**What you have to do:** Begin with the first line of the listing and quote every line through the one containing "import numpy as np"; give only those lines.

── Collected material

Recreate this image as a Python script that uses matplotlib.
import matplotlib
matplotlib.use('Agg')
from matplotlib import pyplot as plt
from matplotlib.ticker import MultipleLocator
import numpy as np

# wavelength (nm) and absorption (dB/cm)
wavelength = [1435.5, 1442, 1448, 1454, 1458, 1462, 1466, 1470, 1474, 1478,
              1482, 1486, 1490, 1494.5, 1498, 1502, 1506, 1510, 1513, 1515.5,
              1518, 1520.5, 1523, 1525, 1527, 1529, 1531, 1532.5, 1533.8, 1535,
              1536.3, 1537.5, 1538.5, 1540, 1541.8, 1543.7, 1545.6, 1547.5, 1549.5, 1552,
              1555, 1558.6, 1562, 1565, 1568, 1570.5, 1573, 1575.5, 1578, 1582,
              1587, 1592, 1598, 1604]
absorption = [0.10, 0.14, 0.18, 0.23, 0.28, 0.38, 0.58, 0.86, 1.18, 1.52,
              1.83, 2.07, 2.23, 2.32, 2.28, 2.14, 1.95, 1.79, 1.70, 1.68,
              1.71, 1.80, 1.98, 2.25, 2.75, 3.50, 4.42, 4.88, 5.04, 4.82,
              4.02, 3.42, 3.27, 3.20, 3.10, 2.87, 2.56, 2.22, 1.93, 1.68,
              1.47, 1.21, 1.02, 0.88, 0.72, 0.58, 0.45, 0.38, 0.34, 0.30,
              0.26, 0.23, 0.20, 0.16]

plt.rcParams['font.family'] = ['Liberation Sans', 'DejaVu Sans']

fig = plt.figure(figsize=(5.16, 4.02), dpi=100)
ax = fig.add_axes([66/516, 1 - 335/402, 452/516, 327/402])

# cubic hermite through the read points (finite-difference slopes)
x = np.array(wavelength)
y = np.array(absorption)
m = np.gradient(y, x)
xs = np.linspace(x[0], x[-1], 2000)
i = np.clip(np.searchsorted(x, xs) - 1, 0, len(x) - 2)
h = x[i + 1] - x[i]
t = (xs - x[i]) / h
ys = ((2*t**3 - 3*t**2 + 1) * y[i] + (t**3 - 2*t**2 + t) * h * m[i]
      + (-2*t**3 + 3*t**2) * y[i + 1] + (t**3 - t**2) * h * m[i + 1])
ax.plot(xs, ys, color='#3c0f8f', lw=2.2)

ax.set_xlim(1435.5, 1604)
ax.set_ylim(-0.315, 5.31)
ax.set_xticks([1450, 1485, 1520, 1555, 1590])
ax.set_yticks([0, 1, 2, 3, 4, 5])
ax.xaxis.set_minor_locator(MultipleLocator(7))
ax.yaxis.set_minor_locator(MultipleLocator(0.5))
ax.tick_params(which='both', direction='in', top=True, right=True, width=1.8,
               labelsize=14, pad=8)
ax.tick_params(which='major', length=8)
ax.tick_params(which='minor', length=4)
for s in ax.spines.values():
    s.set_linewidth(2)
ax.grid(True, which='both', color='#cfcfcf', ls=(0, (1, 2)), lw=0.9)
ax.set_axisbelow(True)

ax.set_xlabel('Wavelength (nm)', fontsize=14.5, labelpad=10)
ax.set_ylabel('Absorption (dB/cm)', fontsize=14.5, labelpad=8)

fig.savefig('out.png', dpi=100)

────

**Result:**
Recreate this image as a Python script that uses matplotlib.
import matplotlib
matplotlib.use('Agg')
from matplotlib import pyplot as plt
from matplotlib.ticker import MultipleLocator
import numpy as np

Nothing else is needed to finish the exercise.